さらに、国連ユースボランティアプログラムでは、国連機関のスタッフとして開発途上国で活動できます。学部生のうちから国連で活動できるのは本学以外では連携校3大学(立教大学、明治大学、明治学院大学)のみです。国連から航空券や滞在費などが支給され、事前研修もあるのが魅力です。

また、本学の「CCCプログラム」では、カナダのトップ大学であるトロント大学など4大学の学生と共に学べるので、留学予定者も、留学から帰国した学生も、英語力を維持、向上できます。

例えば、カナダの学生とグループを組んで企業の課題解決を提案したり、ペアになってインターンシップを実施したりします。英語でビジネス課題に挑みつつ、グローバルな環境で合意形成スキルが身につくので、就職活動の際にも強いアピール材料になるでしょう。

今回の改革で、貴学の国際的環境はどう変わりますか

本学は年間約1400名以上の留学生(正規・交換・短期)を受け入れており、キャンパスで共に学ぶ機会があります。今回の改革では、海外大学の学事暦に合わせたプログラムの提供などが可能になるので、協定大学からの留学生数が増加すると見込んでいます。

彼らと共に授業を履修することで、履修科目や費用の関係で留学が困難な学生も、日本にいながらにしてグローバル社会に通用する能力を養うことができます。

最後に、どんな学生に来てほしいですか。
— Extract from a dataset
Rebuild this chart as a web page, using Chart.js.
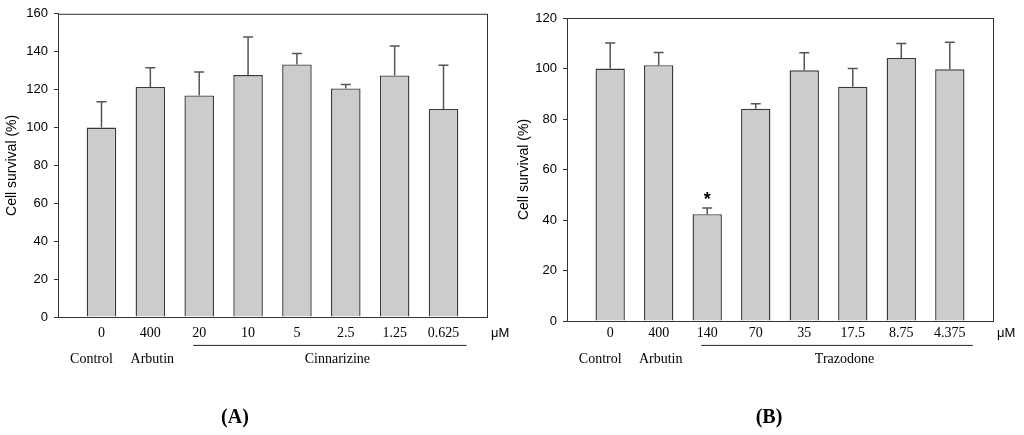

改革で各キャンパスの交流が深まり、貴学の同窓会組織も「ONE関学」としてさらに結束力が強まりそうだと感じます。

これまで何年も学内で議論を尽くし、ついに学生ファーストの教育構造を構築できました。

これにより、学際的な学びやキャリア目標に向けて意欲的に取り組める環境が整いました。ぜひ、本学に入学していろいろなことにチャレンジし、世界で活躍する人材になってほしいと思います。